Glitzrig und vibrierend
Doch dann kam Alexandra Bidi (Frankreich). Ihr Harfenkonzert war lebendiger, temperamentvoller, flüssiger und insgesamt auch geschlossener, ihre Läufe hatten noch mehr zwingende Konsequenz. Im Andante bot sie gespannte Ruhe, machte den Übergang zum C-Dur aber nicht so bedeutungsschwanger. Der Finalsatz kam spritzig, glitzrig und tanzlustig, mit geheimnisvollen Piani-Stellen dazwischen. Immer wieder ging der Blick von Bidi zum Dirigenten, um rhythmischen Einklang zu finden.
Ihr Wahlstück ist eigentlich für Gitarre geschrieben: Zapateado (auf Deutsch „Stepptanz“) von Regino Sáinz de la Maza. Feurig-leise, rhythmisch farbig und vibrierend voll verhaltener Erregung mit hart angerissenen Ausbrüchen kam dieser Tanz, im Mittelteil herrlich singend. Jetzt wusste man: Die Wahl wird schwer.
Entschlossenheit und Überzeugungskraft
Schnellen und entschlossenen Schrittes kam dann als letzte Finalistin Tjashna Gafner (Schweiz) herein, verbeugte sich kurz und schwungvoll und begann das Harfenkonzert genauso entschlossen-schwungvoll. Immer wieder suchte sie den Blickkontakt zum Dirigenten, lächelte vor Spiel- oder gar Siegesfreude? Agogisch und dynamisch lebendig war ihr Spiel, groß die Variation der Tonstärken. Vorantreibend-drängend mit viel Binnenspannung und immer neuen Anläufen zum immer wiederkehrenden Rondo-Thema interpretierte sie den Finalsatz. Überzeugend war darüber hinaus ihre souveräne Ausstrahlung, ihr sicht- und hörbarer Elan und ihre spürbare Überzeugungskraft. So sehen Sieger aus!
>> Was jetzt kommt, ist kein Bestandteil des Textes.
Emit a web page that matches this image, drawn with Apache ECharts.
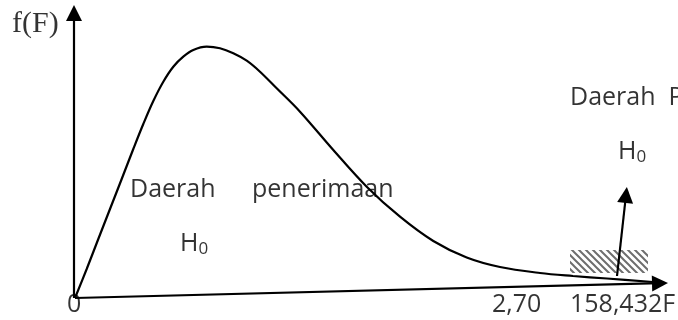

Ihr Wahlstück war das Klavier-Präludium C-Dur op.12 Nr. 7 von Sergej Prokofjew, das „Harfen-Präludium“ genannt wird eben wegen der Harfen-Effekte. Farbenschillernd und rhythmisch zartbebend erklang es, wobei Tjasha Gafner schön die Haupt- und Begleitstimmen trennte und so die berückende Transparenz schuf, für die dieses beliebte Stück berühmt ist. Die lichten Höhen glitzerten und alles entschwand am Ende in hohem Engelsklang.
Für ihre überzeugende Leistung erhielt Tjasha Gafner den mit 10.000 Euro dotierten ersten Preis, Alexandra Bidi und Lea Maria Löffler bekamen jeweils den mit 7.500 Euro dotierten zweiten Preis. Zusätzlich darf sich Tjasha Gafner über den Publikumspreis (1.500 Euro) freuen und Alexandra Bidi über den Preis für die beste Interpretation der Auftragskomposition (1.000 Euro).